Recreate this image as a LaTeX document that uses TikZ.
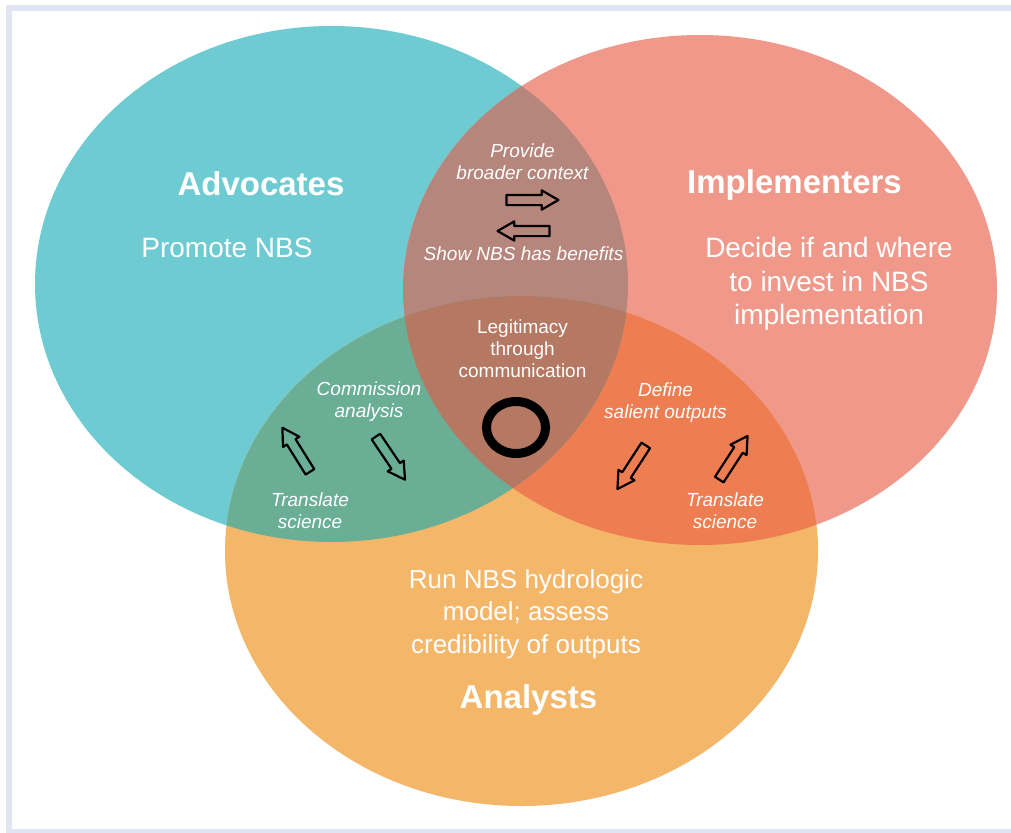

#####

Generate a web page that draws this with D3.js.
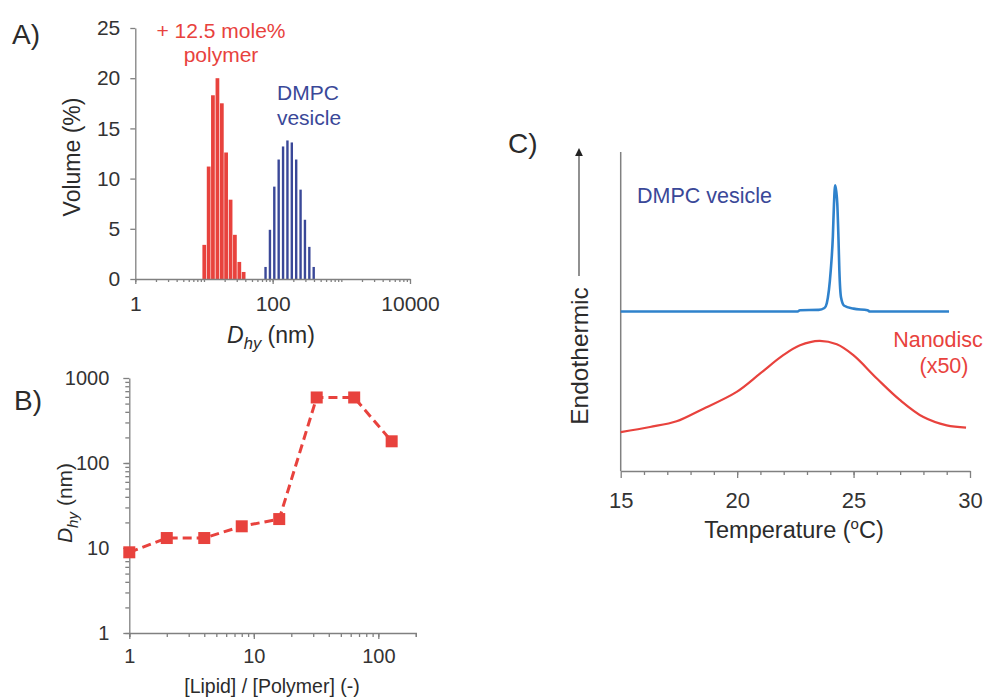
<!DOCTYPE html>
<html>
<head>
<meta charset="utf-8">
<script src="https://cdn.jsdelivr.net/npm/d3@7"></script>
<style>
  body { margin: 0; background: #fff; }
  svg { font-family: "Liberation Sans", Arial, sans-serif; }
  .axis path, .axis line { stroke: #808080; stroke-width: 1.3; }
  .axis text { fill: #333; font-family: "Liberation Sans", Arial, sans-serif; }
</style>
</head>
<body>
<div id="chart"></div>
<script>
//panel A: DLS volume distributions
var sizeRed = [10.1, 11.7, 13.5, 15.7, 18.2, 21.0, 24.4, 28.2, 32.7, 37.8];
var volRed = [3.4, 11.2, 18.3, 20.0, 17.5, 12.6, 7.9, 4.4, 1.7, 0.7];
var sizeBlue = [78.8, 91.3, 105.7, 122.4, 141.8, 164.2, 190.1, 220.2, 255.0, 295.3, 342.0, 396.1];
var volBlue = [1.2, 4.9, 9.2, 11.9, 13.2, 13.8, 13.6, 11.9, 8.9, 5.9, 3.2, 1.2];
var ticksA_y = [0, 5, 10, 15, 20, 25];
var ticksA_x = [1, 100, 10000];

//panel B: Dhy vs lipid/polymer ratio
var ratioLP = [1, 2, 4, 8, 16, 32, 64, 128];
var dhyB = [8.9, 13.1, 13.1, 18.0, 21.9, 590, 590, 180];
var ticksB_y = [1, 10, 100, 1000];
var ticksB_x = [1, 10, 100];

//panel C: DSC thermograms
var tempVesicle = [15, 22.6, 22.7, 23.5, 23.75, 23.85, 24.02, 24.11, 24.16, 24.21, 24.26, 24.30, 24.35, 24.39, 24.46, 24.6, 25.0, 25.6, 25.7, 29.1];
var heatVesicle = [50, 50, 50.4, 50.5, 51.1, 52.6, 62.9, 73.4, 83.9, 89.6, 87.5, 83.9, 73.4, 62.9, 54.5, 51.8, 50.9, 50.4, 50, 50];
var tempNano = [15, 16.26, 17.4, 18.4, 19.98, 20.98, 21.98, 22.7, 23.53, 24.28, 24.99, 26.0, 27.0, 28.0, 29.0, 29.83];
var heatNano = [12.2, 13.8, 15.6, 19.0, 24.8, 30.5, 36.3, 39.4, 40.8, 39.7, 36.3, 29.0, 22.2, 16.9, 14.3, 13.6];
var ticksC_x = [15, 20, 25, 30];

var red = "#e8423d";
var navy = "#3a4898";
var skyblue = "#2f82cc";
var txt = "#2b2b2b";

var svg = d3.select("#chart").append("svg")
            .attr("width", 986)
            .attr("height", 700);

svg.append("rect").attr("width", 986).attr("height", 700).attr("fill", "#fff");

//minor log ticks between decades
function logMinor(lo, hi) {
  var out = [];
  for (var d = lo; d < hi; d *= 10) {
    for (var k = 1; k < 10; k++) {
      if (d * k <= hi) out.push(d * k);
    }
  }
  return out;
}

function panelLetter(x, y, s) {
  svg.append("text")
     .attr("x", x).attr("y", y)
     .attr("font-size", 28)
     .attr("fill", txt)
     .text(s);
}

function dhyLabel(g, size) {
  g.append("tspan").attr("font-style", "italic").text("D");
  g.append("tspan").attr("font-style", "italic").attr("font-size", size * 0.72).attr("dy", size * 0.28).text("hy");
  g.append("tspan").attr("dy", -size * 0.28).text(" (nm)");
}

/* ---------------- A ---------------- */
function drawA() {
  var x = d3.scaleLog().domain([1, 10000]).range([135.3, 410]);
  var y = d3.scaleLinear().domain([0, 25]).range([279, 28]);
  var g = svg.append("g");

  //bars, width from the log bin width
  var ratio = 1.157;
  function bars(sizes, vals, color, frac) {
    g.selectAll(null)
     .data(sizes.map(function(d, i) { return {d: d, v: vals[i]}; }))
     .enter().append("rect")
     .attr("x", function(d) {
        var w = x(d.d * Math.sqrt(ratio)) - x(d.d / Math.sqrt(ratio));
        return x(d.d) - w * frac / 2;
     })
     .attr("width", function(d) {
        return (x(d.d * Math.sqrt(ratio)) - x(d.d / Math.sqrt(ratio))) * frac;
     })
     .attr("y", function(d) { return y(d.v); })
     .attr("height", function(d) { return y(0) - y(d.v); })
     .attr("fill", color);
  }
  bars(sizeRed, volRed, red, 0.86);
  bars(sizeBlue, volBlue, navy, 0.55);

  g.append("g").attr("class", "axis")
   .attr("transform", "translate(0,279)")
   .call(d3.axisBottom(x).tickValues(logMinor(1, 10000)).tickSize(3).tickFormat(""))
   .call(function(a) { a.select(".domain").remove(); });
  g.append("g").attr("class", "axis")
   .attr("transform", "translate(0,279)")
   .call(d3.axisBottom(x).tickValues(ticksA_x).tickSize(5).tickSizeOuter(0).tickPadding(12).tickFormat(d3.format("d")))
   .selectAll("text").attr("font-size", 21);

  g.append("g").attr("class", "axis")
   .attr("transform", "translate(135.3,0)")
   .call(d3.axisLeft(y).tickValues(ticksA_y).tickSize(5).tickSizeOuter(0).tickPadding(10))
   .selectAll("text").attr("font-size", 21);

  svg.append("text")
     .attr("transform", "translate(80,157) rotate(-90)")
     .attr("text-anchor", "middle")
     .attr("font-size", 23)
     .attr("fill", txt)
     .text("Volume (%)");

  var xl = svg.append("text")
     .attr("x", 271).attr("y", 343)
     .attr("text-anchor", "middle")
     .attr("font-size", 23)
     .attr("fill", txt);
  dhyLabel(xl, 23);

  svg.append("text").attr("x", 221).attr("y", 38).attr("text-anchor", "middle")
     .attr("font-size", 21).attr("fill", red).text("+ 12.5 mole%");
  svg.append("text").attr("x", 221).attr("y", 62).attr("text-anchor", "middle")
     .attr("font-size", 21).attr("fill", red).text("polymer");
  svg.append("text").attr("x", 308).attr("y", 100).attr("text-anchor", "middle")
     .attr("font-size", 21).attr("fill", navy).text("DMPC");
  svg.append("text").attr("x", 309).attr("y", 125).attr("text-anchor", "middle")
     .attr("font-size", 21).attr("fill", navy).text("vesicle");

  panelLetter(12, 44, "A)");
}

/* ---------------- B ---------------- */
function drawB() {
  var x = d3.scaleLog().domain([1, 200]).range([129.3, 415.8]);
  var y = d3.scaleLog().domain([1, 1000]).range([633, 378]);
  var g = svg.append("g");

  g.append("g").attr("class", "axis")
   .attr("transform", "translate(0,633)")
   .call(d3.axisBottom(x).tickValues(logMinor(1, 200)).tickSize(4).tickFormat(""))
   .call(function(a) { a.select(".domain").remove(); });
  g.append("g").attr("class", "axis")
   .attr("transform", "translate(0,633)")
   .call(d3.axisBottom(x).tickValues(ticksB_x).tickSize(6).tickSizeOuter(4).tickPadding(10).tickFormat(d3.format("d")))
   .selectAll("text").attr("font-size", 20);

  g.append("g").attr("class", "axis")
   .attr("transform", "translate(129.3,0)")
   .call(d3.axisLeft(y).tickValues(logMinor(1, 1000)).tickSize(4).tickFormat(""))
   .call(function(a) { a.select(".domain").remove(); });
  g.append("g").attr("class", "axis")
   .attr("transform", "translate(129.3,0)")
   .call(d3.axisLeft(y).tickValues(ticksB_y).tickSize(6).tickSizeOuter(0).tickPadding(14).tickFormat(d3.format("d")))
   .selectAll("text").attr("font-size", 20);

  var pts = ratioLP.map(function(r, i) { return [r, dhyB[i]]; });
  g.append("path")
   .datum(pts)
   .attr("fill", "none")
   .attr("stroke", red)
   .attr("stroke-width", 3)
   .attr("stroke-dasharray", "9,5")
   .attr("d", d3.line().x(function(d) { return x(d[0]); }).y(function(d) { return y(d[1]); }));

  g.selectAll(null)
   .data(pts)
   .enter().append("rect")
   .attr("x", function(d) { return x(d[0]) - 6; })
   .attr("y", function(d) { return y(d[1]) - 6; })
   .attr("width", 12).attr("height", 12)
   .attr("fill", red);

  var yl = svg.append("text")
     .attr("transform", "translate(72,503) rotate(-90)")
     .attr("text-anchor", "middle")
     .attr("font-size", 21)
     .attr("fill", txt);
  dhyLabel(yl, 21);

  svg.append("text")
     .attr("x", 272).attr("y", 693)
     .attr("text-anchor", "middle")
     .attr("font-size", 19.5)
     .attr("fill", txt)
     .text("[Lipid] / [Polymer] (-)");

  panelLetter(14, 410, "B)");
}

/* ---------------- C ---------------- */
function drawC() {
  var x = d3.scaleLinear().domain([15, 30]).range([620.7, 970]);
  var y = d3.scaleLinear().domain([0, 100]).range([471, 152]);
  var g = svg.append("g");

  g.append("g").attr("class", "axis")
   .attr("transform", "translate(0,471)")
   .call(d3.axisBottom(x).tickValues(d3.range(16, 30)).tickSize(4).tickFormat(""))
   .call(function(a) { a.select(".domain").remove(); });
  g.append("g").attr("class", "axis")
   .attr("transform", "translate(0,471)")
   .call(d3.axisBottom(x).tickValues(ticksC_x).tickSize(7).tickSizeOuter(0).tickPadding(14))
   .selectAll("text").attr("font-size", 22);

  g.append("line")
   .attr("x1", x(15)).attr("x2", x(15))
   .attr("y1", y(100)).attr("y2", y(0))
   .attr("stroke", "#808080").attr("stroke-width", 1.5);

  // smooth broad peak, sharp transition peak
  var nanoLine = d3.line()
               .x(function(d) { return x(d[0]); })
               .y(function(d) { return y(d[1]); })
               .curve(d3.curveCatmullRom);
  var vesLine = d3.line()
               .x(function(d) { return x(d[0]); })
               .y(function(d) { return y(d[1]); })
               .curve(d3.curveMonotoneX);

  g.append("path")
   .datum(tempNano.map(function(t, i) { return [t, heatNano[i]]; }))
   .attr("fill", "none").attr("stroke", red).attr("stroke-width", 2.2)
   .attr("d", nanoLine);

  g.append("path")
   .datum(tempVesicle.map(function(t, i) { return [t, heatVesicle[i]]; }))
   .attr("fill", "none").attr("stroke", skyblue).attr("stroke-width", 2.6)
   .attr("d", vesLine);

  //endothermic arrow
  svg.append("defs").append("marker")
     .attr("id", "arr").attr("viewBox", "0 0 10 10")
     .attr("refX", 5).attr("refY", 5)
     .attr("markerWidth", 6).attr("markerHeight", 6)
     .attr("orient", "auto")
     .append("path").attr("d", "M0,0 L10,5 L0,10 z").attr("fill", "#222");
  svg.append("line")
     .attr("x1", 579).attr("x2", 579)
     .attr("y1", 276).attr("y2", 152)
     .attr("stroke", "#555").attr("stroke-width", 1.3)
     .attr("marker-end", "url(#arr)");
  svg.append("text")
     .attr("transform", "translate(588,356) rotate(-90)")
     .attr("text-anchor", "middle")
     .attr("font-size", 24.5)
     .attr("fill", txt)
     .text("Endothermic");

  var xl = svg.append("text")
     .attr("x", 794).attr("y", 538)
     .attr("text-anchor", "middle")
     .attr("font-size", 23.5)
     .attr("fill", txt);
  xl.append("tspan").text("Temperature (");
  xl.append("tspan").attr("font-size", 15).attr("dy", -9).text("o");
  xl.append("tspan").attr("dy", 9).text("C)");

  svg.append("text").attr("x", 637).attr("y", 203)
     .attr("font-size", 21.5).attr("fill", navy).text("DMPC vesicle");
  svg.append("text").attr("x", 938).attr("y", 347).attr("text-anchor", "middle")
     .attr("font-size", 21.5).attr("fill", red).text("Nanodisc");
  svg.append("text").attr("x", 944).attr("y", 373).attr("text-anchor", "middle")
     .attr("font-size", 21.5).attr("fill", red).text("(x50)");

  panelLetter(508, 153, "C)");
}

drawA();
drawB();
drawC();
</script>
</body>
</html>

#####

WRITTEN TASK
Filter the entries and copy out every line with the word "that".

THE OUTPUT
Recreate this image as a LaTeX document that uses TikZ.
Generate a web page that draws this with D3.js.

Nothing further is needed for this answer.